12.) Set high levels of hard work, even higher than that of your coach.
13.) Set regular goals and work tirelessly to achieve them. Every training session you attend you must have goals written down and you must be prepared to work hard to achieve them. For example you aim to not drop a pass all day even between drills and you aim to not miss a tackle the entire practice. That is achievable if you concentrate for the entire practice, fooling around is only cheating yourself and disrespecting your team mates. It is up to you.
14.) Do not cut any corners. Taking short cuts in training means your not tough enough or grown up enough to take your game to the next level. Cheating in training, means you cheat in games, which effectively says you don’t care about your team mates or the team. That is the worst kind of disrespect.
The BEST athletes follow these rules:
1. They consistently seek to heighten their sense of mental clarity and focus.
In other words, they write down exactly what they want, and then they put blinders on.
They don’t set out to be world-class at three different things at once.

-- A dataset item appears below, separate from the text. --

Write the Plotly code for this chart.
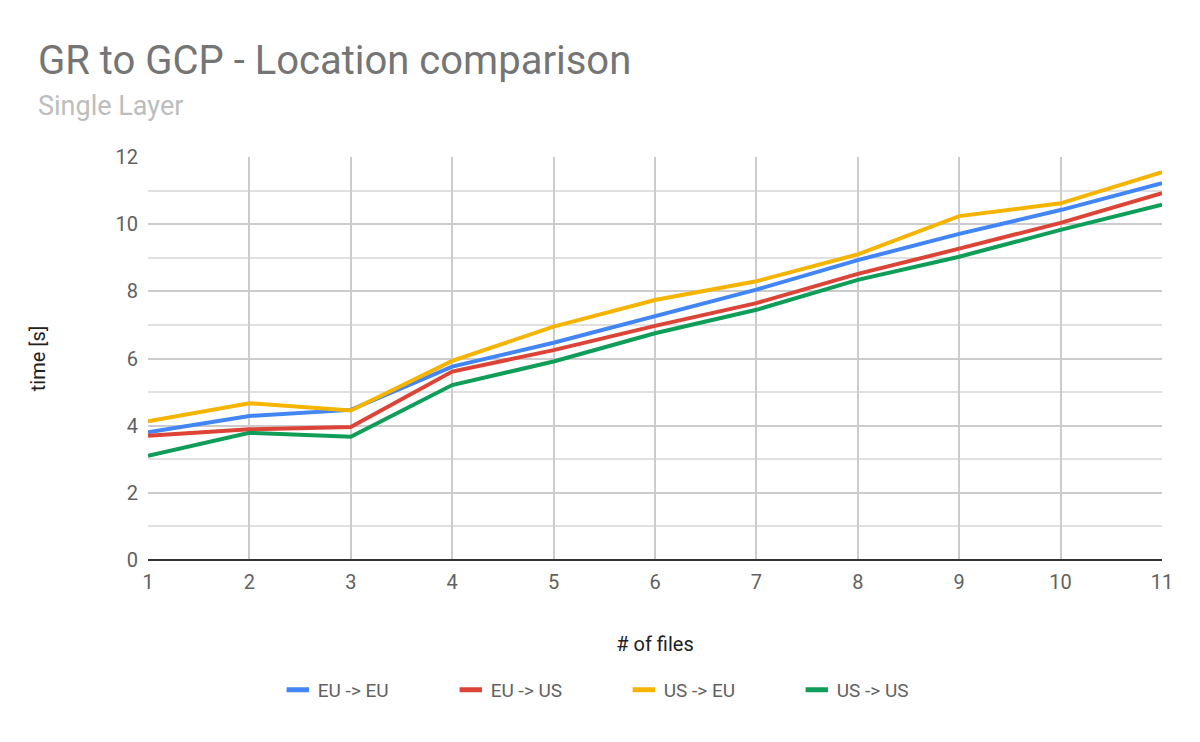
import plotly.graph_objects as go

files = [1, 2, 3, 4, 5, 6, 7, 8, 9, 10, 11]
eu_eu = [3.80, 4.29, 4.47, 5.76, 6.47, 7.27, 8.05, 8.93, 9.71, 10.42, 11.22]
eu_us = [3.70, 3.89, 3.96, 5.61, 6.25, 6.97, 7.65, 8.52, 9.27, 10.04, 10.92]
us_eu = [4.13, 4.67, 4.45, 5.93, 6.95, 7.74, 8.30, 9.10, 10.24, 10.62, 11.55]
us_us = [3.10, 3.79, 3.67, 5.21, 5.91, 6.75, 7.45, 8.34, 9.03, 9.83, 10.58]

series = [
    ("EU -> EU", eu_eu, "#4285F4"),
    ("EU -> US", eu_us, "#DB4437"),
    ("US -> EU", us_eu, "#F4B400"),
    ("US -> US", us_us, "#0F9D58"),
]

FONT = "Roboto, Arial, sans-serif"

fig = go.Figure()
for name, vals, color in series:
    fig.add_trace(go.Scatter(
        x=files, y=vals, name=name, mode="lines",
        line=dict(color=color, width=4), showlegend=False
    ))

# legend entries drawn as short thick bars like the original
for name, vals, color in series:
    fig.add_trace(go.Scatter(
        x=[None], y=[None], name=name, mode="markers",
        marker=dict(symbol="line-ew-open", size=18, color=color,
                    line=dict(color=color, width=6)),
    ))

fig.update_layout(
    width=1200, height=742,
    margin=dict(l=140, r=46, t=149, b=190),
    plot_bgcolor="white", paper_bgcolor="white",
    font=dict(family=FONT, size=20, color="#616161"),
    showlegend=True,
    legend=dict(
        orientation="h", x=0.128, xanchor="left", y=-0.3226, yanchor="middle",
        font=dict(size=19, color="#616161"), itemwidth=30,
        entrywidth=128, entrywidthmode="pixels",
        traceorder="normal",
    ),
    annotations=[
        dict(text="GR to GCP - Location comparison", xref="paper", yref="paper",
             x=-0.11, y=1.24, xanchor="left", yanchor="middle", showarrow=False,
             font=dict(size=40, color="#757575", family=FONT)),
        dict(text="Single Layer", xref="paper", yref="paper",
             x=-0.11, y=1.127, xanchor="left", yanchor="middle", showarrow=False,
             font=dict(size=27, color="#BDBDBD", family=FONT)),
    ],
)

fig.update_xaxes(
    range=[1, 11], dtick=1, tick0=1,
    showgrid=True, gridcolor="#CCCCCC", gridwidth=2,
    zeroline=False, showline=False, ticks="", ticklabelstandoff=8,
    title=dict(text="# of files", font=dict(size=20, color="#212121"), standoff=43),
    tickfont=dict(size=20, color="#616161"),
)
fig.update_yaxes(
    range=[0, 12], dtick=2, tick0=0,
    showgrid=True, gridcolor="#CCCCCC", gridwidth=2,
    minor=dict(dtick=1, showgrid=True, gridcolor="#E0E0E0", gridwidth=2),
    zeroline=True, zerolinecolor="#333333", zerolinewidth=2,
    showline=False, ticks="", ticklabelstandoff=9,
    title=dict(text="time [s]", font=dict(size=20, color="#212121"), standoff=64),
    tickfont=dict(size=20, color="#616161"),
)

fig.write_html("out.html")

They choose which goal to accomplish first, and they demonstrate laser-like focus.
Nothing and no-one distracts them
2. They create and construct an emotion-based vision of what their life will look and feel like once the goal has been reached.
All the great ones put their vision in writing and visualize it on a daily basis.
3. They utilize positive self-talk and monitor their inner dialogue on a daily basis.
4. They learn how to access their most powerful states of mind and how to move into those states at will.
They know what cues to use to set the right mood so that they can enter their peak performance state. This can be anything from the right music, to positive self talk, talking with a mentor, getting psyched up with others ect
5. They hang around only people who are positive and supportive.
Ensure your friends and family are always positive and supportive. If they are not talk to them. If nothing helps find new friends with a similar outlook as you and ignore the negative family members.
6. They keep a running total of their victories in life, and they review them on a regular basis.
This builds confidence and positive expectation.
7. They’re students of the world’s finest minds.
Reading and listening to personal growth/self-improvement materials is a habit.
They study success. They grave success. They will try find anything that may make a difference.
8. They keep a mental training journal of what they are thinking and how they are feeling during the quest for the prize.
The journal crystallizes thoughts and clarifies feelings, which in turn enhance performance.
9. They keep winning in perspective.
Many of them cut out articles from the front section of the newspaper that involve the hardships of others.
They paste them in their mental training journal and review them weekly to remind them to keep winning in its proper place.
10. They make a conscious decision to do their very best, and let the chips fall where they may.
They monitor their results, but focus on execution.
You have to perform first before you can reap any rewards or recognition.